# Any tips for pre-wedding nerves?



## inertia63

Hello girls :)

My big day is rapidly approaching and I'm mostly sorted! 

I am a massive sufferer of anxiety in general and I'm already getting scared at the prospect of so many eyes on me!

Do you guys have any wisdom or tips you'd like to share to combat nerves?

Thank you :) x


----------



## Boothh

i have beta blockers for panic attacks, they really chill you out and i read on leaflet provided with them they can be used to help stage fright just a small dose on the day might help speak to your doc about it if you have anxiety it could help you xx


----------



## MrsVenn

Diazepam drug wise but without using drugs, try this:

On the morning, regularly sit with your arms resting on your legs and your palms turned upwards. Do this for 5 minutes at a time, making sure that your hands do not touch. It will distract you from your anxiety and really does work.

Some of my friends say they take Bachs Rescue Remedy but personally have found that it's just a placebo.


----------



## cocokitten

i suffer panic and anxiety too, to be honest i didnt actually want to get married because of this, then when i said ok then, i spent ages looking for a place that would do an outdoor ceremony!

now i am still terrified but im just going to have a couple of drinks, diazepam or beta blockers would help with say a flight but whats the point in taking them on your wedding day, you wont be able to drink/ might stop you remembering a lot of it and your behaviour can change on them.

And id rather say i had a couple of glasses of champagne to calm my nerves and marry OH than i had to be drugged up to go through with it! :haha:

anyway my family have said they'll drag me back and hold me in place!haha.

ETA: im considering having one of those ring bearing owls too! haha, i would love it anyway but think another bonus is if i knew something sweet and fluffy would be along soon it would calm me!

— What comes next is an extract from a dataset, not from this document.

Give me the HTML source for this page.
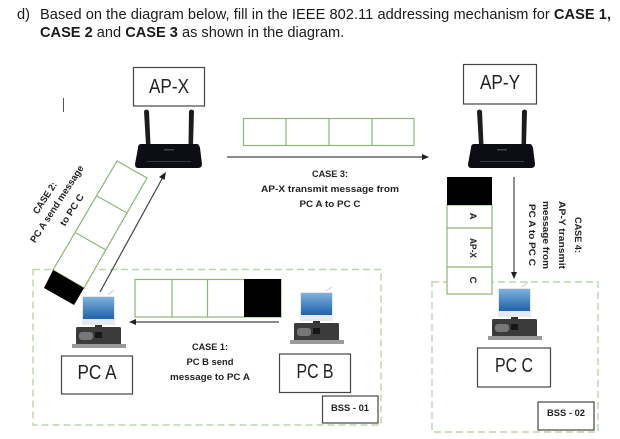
<!DOCTYPE html>
<html>
<head>
<meta charset="utf-8">
<style>
html,body{margin:0;padding:0;background:#fff;width:620px;height:439px;overflow:hidden}
svg{display:block}
.h{font:14.6px "Liberation Sans",sans-serif;fill:#1a1a1a}
.l{font:bold 9.5px "Liberation Sans",sans-serif;fill:#222;text-anchor:middle}
.n{font:20px "Liberation Sans",sans-serif;fill:#222;text-anchor:middle}
.box{fill:#fff;stroke:#444;stroke-width:1.2}
.g{fill:#fff;stroke:#8fb377;stroke-width:1.2}
.d{fill:none;stroke:#bcd6ab;stroke-width:1.4;stroke-dasharray:7 4}
.a{stroke:#444;stroke-width:1.2;fill:none}
</style>
</head>
<body>
<svg width="620" height="439" viewBox="0 0 620 439" xmlns="http://www.w3.org/2000/svg">
<defs>
<filter id="b" x="-5%" y="-5%" width="110%" height="110%"><feGaussianBlur stdDeviation="0.35"/></filter>
<linearGradient id="scr" x1="0" y1="0" x2="0" y2="1"><stop offset="0" stop-color="#7db2dc"/><stop offset="1" stop-color="#1f62ac"/></linearGradient>
<g id="router">
<path d="M-25 -33 Q-22.500 -36 -20 -33 L-18.500 1 L-23 1 Z" fill="#1c1c1e"/>
<path d="M20 -33 Q22.500 -36 25 -33 L24 1 L19.500 1 Z" fill="#1c1c1e"/>
<path d="M-28 0 L28 0 Q30 0 31 4 L33 20 Q33 24 29 24 L-31 24 Q-34 24 -34 20 L-31 4 Q-31 0 -28 0 Z" fill="#0f0f12"/>
<rect x="-5" y="5" width="10" height="1.500" fill="#444"/>
<rect x="-22" y="17" width="44" height="1" fill="#3a3a3e"/>
</g>
<g id="pc">
<rect x="0" y="0" width="33" height="29" fill="#e6e9ee"/>
<rect x="1" y="1" width="31" height="22" fill="url(#scr)"/>
<rect x="13" y="29" width="7" height="3" fill="#333"/>
<rect x="-6" y="31" width="45" height="18" rx="1.500" fill="#3b3b3b"/>
<rect x="-3" y="36" width="14" height="8" rx="3" fill="#777"/>
<rect x="13" y="36" width="7" height="6" fill="#161616"/>
<rect x="-10" y="48" width="54" height="4" fill="#9a9a9a"/>
</g>
</defs>

<g class="h">
<text x="17" y="19">d)</text>
<text x="40" y="19" textLength="571" lengthAdjust="spacing">Based on the diagram below, fill in the IEEE 802.11 addressing mechanism for <tspan font-weight="bold">CASE 1,</tspan></text>
<text x="40" y="37"><tspan font-weight="bold">CASE 2</tspan> and <tspan font-weight="bold">CASE 3</tspan> as shown in the diagram.</text>
</g>

<g filter="url(#b)">
<rect x="63" y="98" width="1" height="14" fill="#555"/>

<rect class="d" x="33" y="269.500" width="348" height="155.500"/>
<rect class="d" x="432" y="282" width="166" height="150"/>

<!-- AP-X -->
<rect class="box" x="133.500" y="67.500" width="71" height="38.500"/>
<text class="n" x="169" y="93" textLength="40" lengthAdjust="spacingAndGlyphs">AP-X</text>
<use href="#router" x="169" y="144"/>

<!-- AP-Y -->
<rect class="box" x="463.500" y="64.500" width="73" height="39.500"/>
<text class="n" x="500" y="89" textLength="40" lengthAdjust="spacingAndGlyphs">AP-Y</text>
<use href="#router" x="502" y="144"/>

<!-- Case 3 -->
<rect class="g" x="243.500" y="118.500" width="170.500" height="27"/>
<path class="g" d="M286 118.500V145.500M329 118.500V145.500M372 118.500V145.500"/>
<path class="a" d="M227 157H424"/>
<path d="M429 157L422 154V160Z" fill="#222"/>
<text class="l" x="330" y="177" textLength="36" lengthAdjust="spacingAndGlyphs">CASE 3:</text>
<text class="l" x="330" y="192" textLength="138" lengthAdjust="spacingAndGlyphs">AP-X transmit message from</text>
<text class="l" x="330" y="207" textLength="61" lengthAdjust="spacingAndGlyphs">PC A to PC C</text>

<!-- Case 2 strip -->
<path class="g" d="M117 161L147 178L84 288L53 270Z"/>
<path class="g" d="M97 196L127 213M76 233L106 250" fill="none"/>
<path d="M53 270L84 288L74 305L44 288Z" fill="#000"/>
<path class="a" d="M100 292L163 177"/>
<path d="M166 172L159 177L164.500 180Z" fill="#222"/>
<g transform="translate(45 198) rotate(-57)"><text class="l" x="0" y="3" textLength="36" lengthAdjust="spacingAndGlyphs">CASE 2:</text></g>
<g transform="translate(57 204) rotate(-57)"><text class="l" x="0" y="3" textLength="90" lengthAdjust="spacingAndGlyphs">PC A send message</text></g>
<g transform="translate(72 210) rotate(-57)"><text class="l" x="0" y="3" textLength="36" lengthAdjust="spacingAndGlyphs">to PC C</text></g>

<!-- Case 1 -->
<rect class="g" x="135" y="279.500" width="146" height="37.500"/>
<path class="g" d="M172 279.500V317M207.500 279.500V317"/>
<rect x="244" y="279" width="37" height="38" fill="#000"/>
<path class="a" d="M279 322H134"/>
<path d="M129 322L136 319V325Z" fill="#222"/>
<text class="l" x="210" y="350" textLength="36" lengthAdjust="spacingAndGlyphs">CASE 1:</text>
<text class="l" x="210" y="365" textLength="47" lengthAdjust="spacingAndGlyphs">PC B send</text>
<text class="l" x="210" y="380" textLength="80" lengthAdjust="spacingAndGlyphs">message to PC A</text>

<!-- PCs -->
<use href="#pc" x="82" y="296"/>
<use href="#pc" x="300" y="292"/>
<use href="#pc" x="498" y="288"/>
<path d="M108 295L114 290M326 291L332 287M522 287L528 282" stroke="#ccc" stroke-width="1" fill="none"/>

<rect class="box" x="61.500" y="356" width="71" height="38"/>
<text class="n" x="97" y="379" textLength="39" lengthAdjust="spacingAndGlyphs">PC A</text>
<rect class="box" x="279.500" y="354" width="71" height="38.500"/>
<text class="n" x="315" y="378" textLength="37" lengthAdjust="spacingAndGlyphs">PC B</text>
<rect class="box" x="477.500" y="348" width="73" height="39"/>
<text class="n" x="514" y="372" textLength="38" lengthAdjust="spacingAndGlyphs">PC C</text>

<rect class="box" x="322.500" y="396" width="55.500" height="27"/>
<text class="l" x="350" y="411" textLength="38" lengthAdjust="spacingAndGlyphs">BSS - 01</text>
<rect class="box" x="538" y="402" width="56" height="28"/>
<text class="l" x="566" y="416" textLength="38" lengthAdjust="spacingAndGlyphs">BSS - 02</text>

<!-- Case 4 strip -->
<rect class="g" x="447" y="205" width="45" height="89"/>
<path class="g" d="M447 228H492M447 267H492"/>
<rect x="447" y="177" width="45" height="28" fill="#000"/>
<g transform="translate(473 216) rotate(90)"><text class="l" x="0" y="3">A</text></g>
<g transform="translate(473 248) rotate(90)"><text class="l" x="0" y="3" textLength="20" lengthAdjust="spacingAndGlyphs">AP-X</text></g>
<g transform="translate(473 280) rotate(90)"><text class="l" x="0" y="3">C</text></g>
<path class="a" d="M514 177V274"/>
<path d="M514 279L511 272H517Z" fill="#222"/>
<g transform="translate(578 235) rotate(90)"><text class="l" x="0" y="3" textLength="36" lengthAdjust="spacingAndGlyphs">CASE 4:</text></g>
<g transform="translate(562 235) rotate(90)"><text class="l" x="0" y="3" textLength="68" lengthAdjust="spacingAndGlyphs">AP-Y transmit</text></g>
<g transform="translate(546 235) rotate(90)"><text class="l" x="0" y="3" textLength="68" lengthAdjust="spacingAndGlyphs">message from</text></g>
<g transform="translate(532 235) rotate(90)"><text class="l" x="0" y="3" textLength="62" lengthAdjust="spacingAndGlyphs">PC A to PC C</text></g>
</g>
</svg>
</body>
</html>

Also yeah Bachs Remedy probably is a placebo but thats whats great, it makes you feel calmer and less anxious because you think it will help so ive actually always found it has worked for me :)


----------



## Niki

this is a good thread!! I'm getting nervouse thinking about my wedding and its not til next june lol!!


----------



## inertia63

The relaxation, plus a couple glasses of champagne shall be my remedy, I think. Thanks ladies for your tips :)


----------